J’ai peur, donc je suis.

  

Pour un texte en cours d’écriture, j’ai effectué des recherches sur la relation des adultes aux peurs. Plus précisément aux « petites » peurs irrationnelles. Celles que l’on a eu, enfant, et que des années plus tard on regarde avec recul, avec amusement, ou au contraire avec au creux du ventre encore une pointe d’angoisse, le souvenir toujours présent non pas de la peur elle-même, mais de ce qu’elle provoquait en nous. Petite fille, ayant lu qu'en des temps très anciens on croisait des loups dans Paris, je m’étais persuadée que l’un de ces animaux dormait la nuit sous les quelques centimètres d’un meuble en face de ma chambre.

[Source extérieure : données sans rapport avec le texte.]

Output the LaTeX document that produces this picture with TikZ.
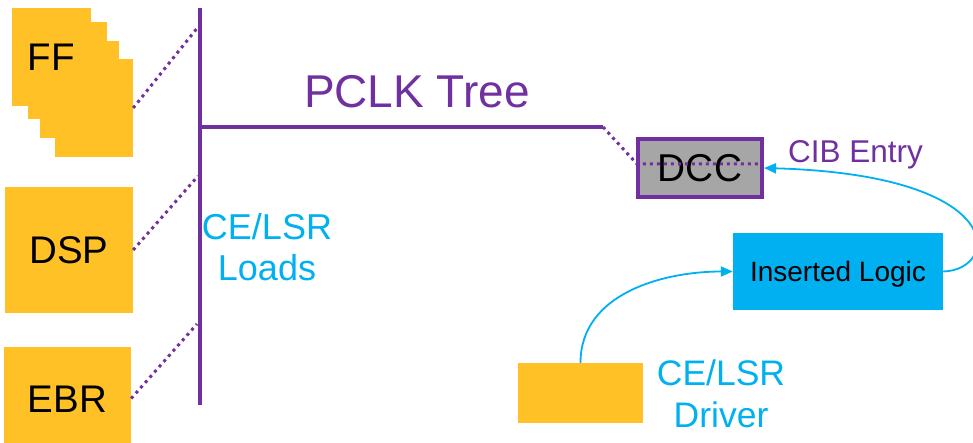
\documentclass[tikz,border=0pt]{standalone}
\usepackage{fontspec}
\setmainfont{Liberation Sans}
\usetikzlibrary{arrows.meta}
\definecolor{ffo}{HTML}{FFC125}
\definecolor{pur}{HTML}{7030A0}
\definecolor{cyn}{HTML}{00B0F0}
\definecolor{gry}{HTML}{A6A6A6}
\begin{document}
\begin{tikzpicture}[x=1pt,y=-1pt,
  blk/.style={fill=ffo, draw=none, inner sep=0pt, font=\fontsize{38.5}{46}\selectfont, text height=27.6pt, text depth=0pt},
  bus/.style={draw=pur, line width=3.5pt},
  dots/.style={draw=pur, line width=3pt, dash pattern=on 3pt off 4pt},
  cyarrow/.style={draw=cyn, line width=1.8pt, -{Triangle[length=12pt,width=10pt]}},
  lbl/.style={inner sep=0pt, align=center}
]
\useasboundingbox (0,0) rectangle (973,443);

% FF stack
\node[blk, minimum width=78pt, minimum height=98pt] (ff4) at (94,108) {};
\node[blk, minimum width=79pt, minimum height=97pt] (ff3) at (79.5,89.5) {};
\node[blk, minimum width=79pt, minimum height=97pt] (ff2) at (67.5,70.5) {};
\node[blk, minimum width=79pt, minimum height=98pt] (ff1) at (51.5,57) {FF};

\node[blk, minimum width=128pt, minimum height=126pt] (dsp) at (69,250) {DSP};
\node[blk, minimum width=127pt, minimum height=103pt] (ebr) at (67.5,398.5) {EBR};

% bus
\coordinate (bt) at (200,8);
\coordinate (bb) at (200,405);
\coordinate (pj) at (200,127);
\coordinate (pe) at (603,127);
\draw[bus] (bt) -- (bb);
\draw[bus] (pj) -- (pe);

\coordinate (t1) at (198,27);
\coordinate (t2) at (198,176);
\coordinate (t3) at (197,324);
\draw[dots] (ff4.east) -- (t1);
\draw[dots] (dsp.east) -- (t2);
\draw[dots] (ebr.east) -- (t3);

% DCC
\node[fill=gry, draw=pur, line width=4pt, minimum width=124pt, minimum height=58pt, inner sep=0pt,
      font=\fontsize{38.8}{46}\selectfont, text height=27.8pt, text depth=0pt] (dcc) at (700,168) {DCC};
\coordinate (dw) at (637,164);
\coordinate (de) at (763,164);
\draw[dots] (pe) -- (dw) -- (de);

\node[lbl, anchor=base west, text=pur, font=\fontsize{31.5}{38}\selectfont] (cib) at (788,163) {CIB Entry};
\node[lbl, anchor=base, text=pur, font=\fontsize{46}{55}\selectfont] (pclk) at (417,108) {PCLK Tree};
\node[lbl, anchor=north, text=cyn, font=\fontsize{36}{41}\selectfont] (loads) at (267,213) {CE/LSR\\Loads};

% Inserted logic and driver
\node[fill=cyn, inner sep=0pt, minimum width=210pt, minimum height=77pt,
      font=\fontsize{28}{34}\selectfont, text height=20pt, text depth=0pt] (il) at (838,271.5) {Inserted Logic};
\node[blk, minimum width=125pt, minimum height=60pt] (drv) at (580.5,393) {};
\node[lbl, anchor=north, text=cyn, font=\fontsize{35.5}{42}\selectfont] (drvl) at (721,360) {CE/LSR\\Driver};

\draw[cyarrow] (drv.north) to[out=90,in=180] (il.west);
\draw[cyarrow] (il.east) .. controls (1000,270) and (1010,175) .. (dcc.east);
\end{tikzpicture}
\end{document}
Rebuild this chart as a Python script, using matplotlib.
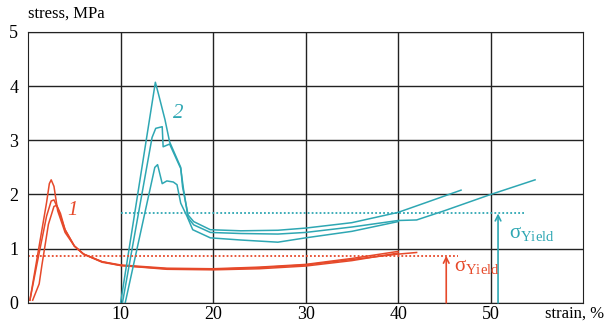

Il m’en reste le souvenir d’une obligation de ne pas bouger, la sensation physique d’être crispée sous les draps et respirer à peine, de crainte de réveiller l’animal.

 

Les petites peurs un peu ridicules et irrationnelles persistent à l’âge adulte. Les plus insolites, les moins graves m’intéressent en particulier. Je pense à quelque chose de plus léger que les vraies phobies dont le sens étymologique induit une dimension d’angoisse. Nous avons tous des aversions un peu bizarres, limite - inavouables. La majorité largement dépassée j’ai développé une répulsion pour les papillons de nuit que mon père, lui, attrapait pour les évacuer (me les présentant au passage). L'une de mes filles est terrifiée par les sous-marins - chez nous uniquement présents en version musicale jaune, sa sœur par les coccinelles (prenant pourtant dans ses mains les insectes « gendarmes »). Dans notre famille, une personne craint les pigeons et notre grand chien a une frousse bleue des sacs en papier, des sacs en plastique, ce qui ne l’empêche pas de garder la maison. Et alors ? Y aurait-il plus infime et plus ridicule ? Si ces peurs sont minimes, si notre psychologie n'est pas en danger ni ne met les autres en danger, peut-on en rire, les assumer et accepter que ce ne soit pas grave de les exposer ?

 

Ça me rappelle un épisode de Friends, (ma série préférée, bien plus profonde qu’il n’y parait) dans lequel les employés du musée, afin de se rapprocher les uns des autres malgré leurs différents niveaux d’emploi dans l’établissement, se présentent avec leurs bizarreries. L’un d’eux admet vérifier de façon compulsive et répétée que tout est bien éteint chez lui, craignant que sans le faire, sa famille ne meure. Dans un autre épisode, en pleine « date », un garçon se trouve obligé d’avouer sa trouille incontrôlable des animaux de la ferme. Force est de constater que ça fonctionne : les autres protagonistes et les spectateurs se moquent un peu, bien sûr, en même temps le personnage prend une dimension plus attachante, gagne en humanité, devient plus abordable.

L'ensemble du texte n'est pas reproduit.